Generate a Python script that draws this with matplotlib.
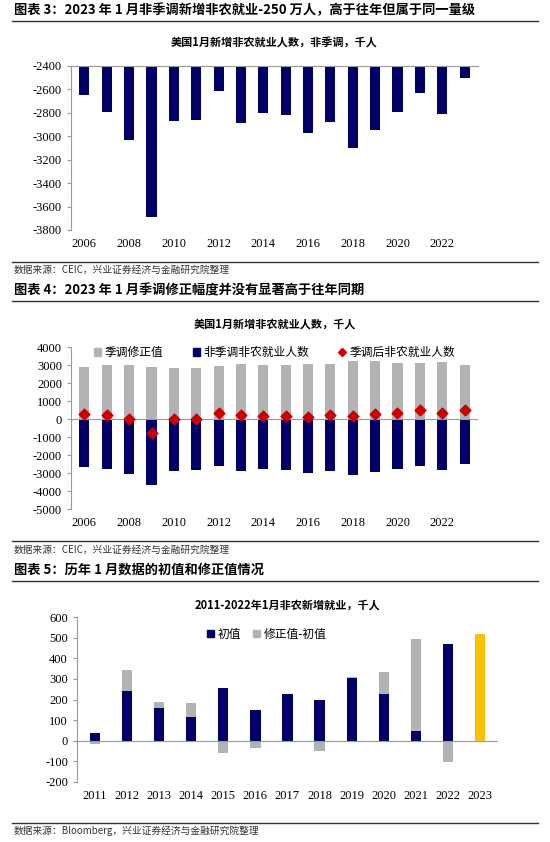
import matplotlib
matplotlib.use("Agg")
import matplotlib.pyplot as plt
from matplotlib.lines import Line2D
from matplotlib.patches import Patch

plt.rcParams['font.family'] = ['Noto Sans CJK SC', 'DejaVu Sans']
plt.rcParams['axes.unicode_minus'] = False

years = list(range(2006, 2024))
nsa = [-2650, -2790, -3030, -3690, -2870, -2860, -2610, -2885, -2805, -2815,
       -2975, -2880, -3100, -2950, -2790, -2630, -2810, -2505]
adj = [2900, 2990, 3000, 2900, 2850, 2850, 2930, 3050, 2980, 2990,
       3060, 3080, 3220, 3240, 3100, 3110, 3150, 3010]
sa = [270, 230, -10, -780, -20, -20, 340, 200, 170, 180,
      110, 240, 140, 300, 320, 500, 350, 520]

years3 = list(range(2011, 2024))
initial = [36, 243, 157, 113, 257, 151, 227, 200, 304, 225, 49, 467, 517]
revision = [-15, 102, 33, 70, -60, -37, 0, -50, 6, 110, 445, -103, 0]

NAVY = '#000066'
GRAY = '#b3b3b3'
RED = '#cc0000'
ORANGE = '#ffc000'

fig = plt.figure(figsize=(5.5, 8.42), dpi=100)
W, H = 550, 842

def ax_at(x0, y0, x1, y1):
    return fig.add_axes([x0 / W, 1 - y1 / H, (x1 - x0) / W, (y1 - y0) / H])

def hline(y):
    fig.add_artist(Line2D([12 / W, 538 / W], [1 - y / H] * 2, color='#333333', lw=1))

def style(ax):
    for s in ['top', 'right']:
        ax.spines[s].set_visible(False)
    ax.spines['left'].set_color('#999999')
    ax.spines['bottom'].set_color('#999999')
    ax.tick_params(labelsize=9, length=3, color='#999999')
    for lab in ax.get_xticklabels() + ax.get_yticklabels():
        lab.set_family(['Liberation Serif', 'DejaVu Serif'])

fig.text(14 / W, 1 - 10 / H, '图表 3：2023 年 1 月非季调新增非农就业-250 万人，高于往年但属于同一量级',
         fontsize=9.5, fontweight='bold', va='center')
hline(21)
fig.text(14 / W, 1 - 270 / H, '数据来源：CEIC，兴业证券经济与金融研究院整理', fontsize=7, va='center', color='#333333')
hline(262)
fig.text(14 / W, 1 - 290 / H, '图表 4：2023 年 1 月季调修正幅度并没有显著高于往年同期',
         fontsize=9.5, fontweight='bold', va='center')
hline(301)
fig.text(14 / W, 1 - 550 / H, '数据来源：CEIC，兴业证券经济与金融研究院整理', fontsize=7, va='center', color='#333333')
hline(541)
fig.text(14 / W, 1 - 570 / H, '图表 5：历年 1 月数据的初值和修正值情况',
         fontsize=9.5, fontweight='bold', va='center')
hline(581)
fig.text(14 / W, 1 - 831 / H, '数据来源：Bloomberg，兴业证券经济与金融研究院整理', fontsize=7, va='center', color='#333333')
hline(823)

# panel 1
ax1 = ax_at(71, 66, 478, 230)
ax1.bar(years, nsa, width=0.45, color=NAVY)
ax1.set_ylim(-3800, -2400)
ax1.set_xlim(2005.4, 2023.6)
ax1.set_yticks(range(-3800, -2399, 200))
ax1.set_xticks(range(2006, 2023, 2))
style(ax1)
ax1.spines['bottom'].set_visible(False)
ax1.spines['top'].set_visible(True)
ax1.spines['top'].set_color('#999999')
ax1.tick_params(axis='x', length=0, pad=6)
ax1.set_title('美国1月新增非农就业人数，非季调，千人', fontsize=8, fontweight='bold', pad=14)

# panel 2
ax2 = ax_at(71, 347, 478, 509)
ax2.bar(years, adj, width=0.45, color=GRAY)
ax2.bar(years, nsa, width=0.45, color=NAVY)
ax2.scatter(years, sa, marker='D', s=30, color=RED, zorder=3)
ax2.axhline(0, color='#999999', lw=0.8)
ax2.set_ylim(-5000, 4000)
ax2.set_xlim(2005.4, 2023.6)
ax2.set_yticks(range(-5000, 4001, 1000))
ax2.set_xticks(range(2006, 2023, 2))
style(ax2)
ax2.spines['bottom'].set_visible(False)
ax2.tick_params(axis='x', length=0, pad=6)
ax2.set_title('美国1月新增非农就业人数，千人', fontsize=8, fontweight='bold', pad=14)
h2 = [Patch(color=GRAY, label='季调修正值'),
      Patch(color=NAVY, label='非季调非农就业人数'),
      Line2D([], [], marker='D', color=RED, ls='none', markersize=4, label='季调后非农就业人数')]
ax2.legend(handles=h2, loc='upper center', ncol=3, frameon=False, fontsize=8.5,
           bbox_to_anchor=(0.5, 1.07), handlelength=0.6, handleheight=0.6,
           handletextpad=0.3, columnspacing=2.5)

# panel 3
ax3 = ax_at(77, 617, 498, 782)
pos_rev = [r if r > 0 else 0 for r in revision]
neg_rev = [r if r < 0 else 0 for r in revision]
colors = [NAVY] * (len(years3) - 1) + [ORANGE]
ax3.bar(years3, initial, width=0.32, color=colors)
ax3.bar(years3, pos_rev, bottom=initial, width=0.32, color=GRAY)
ax3.bar(years3, neg_rev, width=0.32, color=GRAY)
ax3.axhline(0, color='#999999', lw=0.8)
ax3.set_ylim(-200, 600)
ax3.set_xlim(2010.45, 2023.55)
ax3.set_yticks(range(-200, 601, 100))
ax3.set_xticks(years3)
style(ax3)
ax3.spines['bottom'].set_visible(False)
ax3.tick_params(axis='x', length=0, pad=6)
ax3.set_title('2011-2022年1月非农新增就业，千人', fontsize=8, fontweight='bold', pad=6)
ax3.legend(handles=[Patch(color=NAVY, label='初值'), Patch(color=GRAY, label='修正值-初值')],
           loc='upper center', ncol=2, frameon=False, fontsize=8.5, bbox_to_anchor=(0.45, 1.0),
           handlelength=0.6, handleheight=0.6, handletextpad=0.3, columnspacing=1.0)

fig.savefig('out.png', dpi=100)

#### SET EXERCISE
Leave out the pictures and restate, word for word, the lines from the top of the data through the line containing "plt.rcParams['axes.unicode_minus'] = False", both included.

#### SOLUTION BELOW
Generate a Python script that draws this with matplotlib.
import matplotlib
matplotlib.use("Agg")
import matplotlib.pyplot as plt
from matplotlib.lines import Line2D
from matplotlib.patches import Patch

plt.rcParams['font.family'] = ['Noto Sans CJK SC', 'DejaVu Sans']
plt.rcParams['axes.unicode_minus'] = False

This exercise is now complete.